The Meat and Livestock Commission already has well-developed plans for a worldwide marketing campaign to promote British beef and is expected to focus on quality breeds such as Aberdeen Angus. But broader consumer resistance to British beef is still high, particularly in Germany, where food safety is a sensitive issue.
The problems have been illustrated by the situation in Northern Ireland, which has a computer tracking system and has been permitted to export beef it could prove BSE-free for almost a year. But it has had difficulty rebuilding markets.
The export scheme for the rest of the UK also imposes strict restrictions on the type of British produce that will be available abroad. It will have to be de-boned meat from animals born after 1 August 1996 - the date when a ban on feeding meat and bonemeal to live-stock first came into effect - and aged between 6 and 30 months.
Moreover, abattoirs that want to sell to the continental market will have to be dedicated to that trade, making the economics of the export business much more problematic.
The decision to lift the ban in principle was taken by ministers last November and the Ministry of Agriculture had hoped to have it lifted by the spring. But the British Government still had to go through a number of hoops, including an inspection on the ground by EU veterinary experts.

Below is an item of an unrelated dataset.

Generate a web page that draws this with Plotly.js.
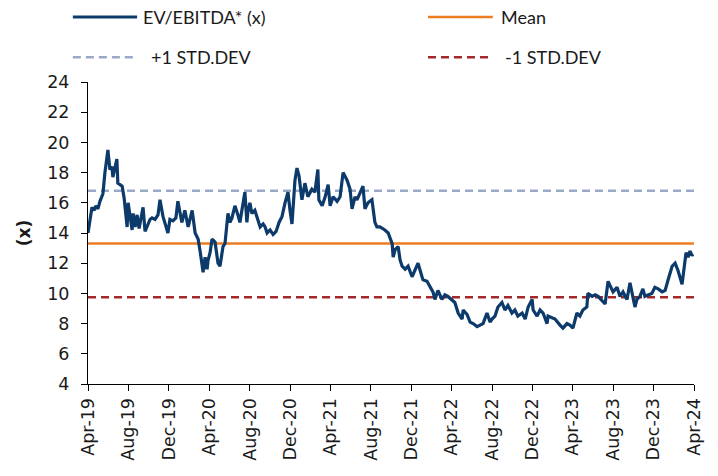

Yesterday Gerry Kiely, spokesman for the acting agriculture commissioner, Franz Fischler, said that the Commission had sought and won a series of assurances on technical points.
A spokesman for the Meat and Livestock Commission, Ray Barrowdale, said: "As far as we are aware the inspection found no problems with the plants they visited. Initially I think four or five plants will begin exporting beef as they have to be dedicated to producing exports and that is obviously a commercial decision."
A spokesman for the National Farmers' Union added: "We are delighted that it looks like the ban will finally be lifted and we are working to ensure that British beef farmers can get their product back on the market."
The lifting of the ban will not mark the end of Europe's devastating agricultural crisis over BSE. Portugal faces another year-long export ban after an outbreak last year. The effect there has, however, been limited because most meat produced in Portugal is for domestic consumption.